▸ Job: Please transcribe the data that follows without the pictures, keeping every word the same.

▸ Given data:

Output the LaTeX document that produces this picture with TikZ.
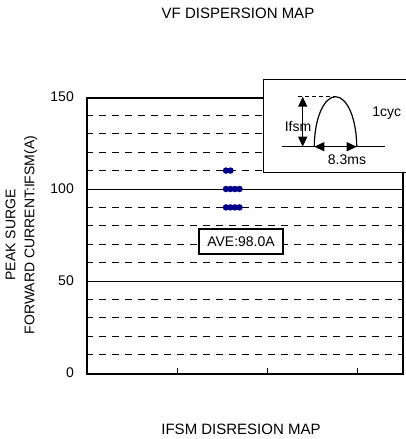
\documentclass[tikz,border=0pt]{standalone}
\usepackage{fontspec}
\setmainfont{Liberation Sans}
\usetikzlibrary{arrows.meta}
\definecolor{dotblue}{RGB}{0,0,140}
\begin{document}
\begin{tikzpicture}[x=1pt,y=-1pt,
  lab/.style={font=\fontsize{14}{19}\selectfont, inner sep=0pt},
  ttl/.style={font=\fontsize{15}{18}\selectfont, inner sep=0pt},
  griddash/.style={line width=0.9pt, dash pattern=on 7pt off 6pt},
  gridsolid/.style={line width=0.9pt},
  frame/.style={line width=2pt},
  dot/.style={circle, fill=dotblue, inner sep=0pt, minimum size=6.5pt},
  dblarrow/.style={line width=1.2pt, {Triangle[length=10pt,width=9pt]}-{Triangle[length=10pt,width=9pt]}}]
\useasboundingbox (0,0) rectangle (405,439);
% titles
\node[ttl] (title) at (238,13) {VF DISPERSION MAP};
\node[ttl] (xtitle) at (241,429) {IFSM DISRESION MAP};
\node[lab, rotate=90, align=center] (ytitle) at (21.5,235) {PEAK SURGE\\FORWARD CURRENT:IFSM(A)};
% grid
\foreach \v in {10,20,30,40,60,70,80,90,110,120,130,140}{
  \draw[griddash] (86,{373-1.84*\v}) -- (402,{373-1.84*\v});
}
\foreach \v in {50,100}{
  \draw[gridsolid] (86,{373-1.84*\v}) -- (402,{373-1.84*\v});
}
% y tick labels
\foreach \v in {0,50,100,150}{
  \node[lab, anchor=east] (yl\v) at (74,{373-1.84*\v}) {\v};
}
% bottom ticks
\foreach \x in {177,267,357}{
  \draw[line width=0.9pt] (\x,373) -- (\x,368);
}
% frame
\node[draw, frame, minimum width=316pt, minimum height=276pt, inner sep=0pt, anchor=north west] (plot) at (86,97) {};
% dots
\foreach \x in {226,230.5}{ \node[dot] at (\x,170.6) {}; }
\foreach \x in {226,230.5,235,239.5}{ \node[dot] at (\x,189) {}; \node[dot] at (\x,207.4) {}; }
% average box
\node[draw, line width=1.5pt, fill=white, minimum width=84pt, minimum height=25pt, inner sep=0pt, font=\fontsize{14}{16}\selectfont] (ave) at (241,241.5) {AVE:98.0A};
% inset
\node[draw, fill=white, line width=1.2pt, minimum width=150pt, minimum height=93pt, inner sep=0pt, anchor=north west] (inset) at (263,79) {};
\coordinate (bl) at (281.7,146.7);
\coordinate (br) at (385,146.7);
\coordinate (hl) at (314.3,146.7);
\coordinate (hr) at (356.7,146.7);
\coordinate (pk) at (335.5,96.7);
\coordinate (vt) at (302.7,96.7);
\coordinate (vb) at (302.7,146.7);
\coordinate (dl) at (298,96.7);
\draw[line width=1.2pt] (bl) -- (br);
\draw[line width=1.2pt] (hl) arc[start angle=180, end angle=0, x radius=21.2pt, y radius=50pt];
\draw[line width=1pt, dash pattern=on 4pt off 3pt] (dl) -- (pk);
\draw[dblarrow] (vt) -- (vb);
\draw[dblarrow] (hl) -- (hr);
\node[lab] (ifsm) at (298,126.7) {Ifsm};
\node[lab] (cyc) at (386.7,112.7) {1cyc};
\node[lab] (ms) at (347,160) {8.3ms};
\end{tikzpicture}
\end{document}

▸ Answer to this problem:
Output the LaTeX document that produces this picture with TikZ.
\documentclass[tikz,border=0pt]{standalone}
\usepackage{fontspec}
\setmainfont{Liberation Sans}
\usetikzlibrary{arrows.meta}
\definecolor{dotblue}{RGB}{0,0,140}
\begin{document}
\begin{tikzpicture}[x=1pt,y=-1pt,
  lab/.style={font=\fontsize{14}{19}\selectfont, inner sep=0pt},
  ttl/.style={font=\fontsize{15}{18}\selectfont, inner sep=0pt},
  griddash/.style={line width=0.9pt, dash pattern=on 7pt off 6pt},
  gridsolid/.style={line width=0.9pt},
  frame/.style={line width=2pt},
  dot/.style={circle, fill=dotblue, inner sep=0pt, minimum size=6.5pt},
  dblarrow/.style={line width=1.2pt, {Triangle[length=10pt,width=9pt]}-{Triangle[length=10pt,width=9pt]}}]
\useasboundingbox (0,0) rectangle (405,439);
% titles
\node[ttl] (title) at (238,13) {VF DISPERSION MAP};
\node[ttl] (xtitle) at (241,429) {IFSM DISRESION MAP};
\node[lab, rotate=90, align=center] (ytitle) at (21.5,235) {PEAK SURGE\\FORWARD CURRENT:IFSM(A)};
% grid
\foreach \v in {10,20,30,40,60,70,80,90,110,120,130,140}{
  \draw[griddash] (86,{373-1.84*\v}) -- (402,{373-1.84*\v});
}
\foreach \v in {50,100}{
  \draw[gridsolid] (86,{373-1.84*\v}) -- (402,{373-1.84*\v});
}
% y tick labels
\foreach \v in {0,50,100,150}{
  \node[lab, anchor=east] (yl\v) at (74,{373-1.84*\v}) {\v};
}
% bottom ticks
\foreach \x in {177,267,357}{
  \draw[line width=0.9pt] (\x,373) -- (\x,368);
}
% frame
\node[draw, frame, minimum width=316pt, minimum height=276pt, inner sep=0pt, anchor=north west] (plot) at (86,97) {};
% dots
\foreach \x in {226,230.5}{ \node[dot] at (\x,170.6) {}; }
\foreach \x in {226,230.5,235,239.5}{ \node[dot] at (\x,189) {}; \node[dot] at (\x,207.4) {}; }
% average box
\node[draw, line width=1.5pt, fill=white, minimum width=84pt, minimum height=25pt, inner sep=0pt, font=\fontsize{14}{16}\selectfont] (ave) at (241,241.5) {AVE:98.0A};
% inset
\node[draw, fill=white, line width=1.2pt, minimum width=150pt, minimum height=93pt, inner sep=0pt, anchor=north west] (inset) at (263,79) {};
\coordinate (bl) at (281.7,146.7);
\coordinate (br) at (385,146.7);
\coordinate (hl) at (314.3,146.7);
\coordinate (hr) at (356.7,146.7);
\coordinate (pk) at (335.5,96.7);
\coordinate (vt) at (302.7,96.7);
\coordinate (vb) at (302.7,146.7);
\coordinate (dl) at (298,96.7);
\draw[line width=1.2pt] (bl) -- (br);
\draw[line width=1.2pt] (hl) arc[start angle=180, end angle=0, x radius=21.2pt, y radius=50pt];
\draw[line width=1pt, dash pattern=on 4pt off 3pt] (dl) -- (pk);
\draw[dblarrow] (vt) -- (vb);
\draw[dblarrow] (hl) -- (hr);
\node[lab] (ifsm) at (298,126.7) {Ifsm};
\node[lab] (cyc) at (386.7,112.7) {1cyc};
\node[lab] (ms) at (347,160) {8.3ms};
\end{tikzpicture}
\end{document}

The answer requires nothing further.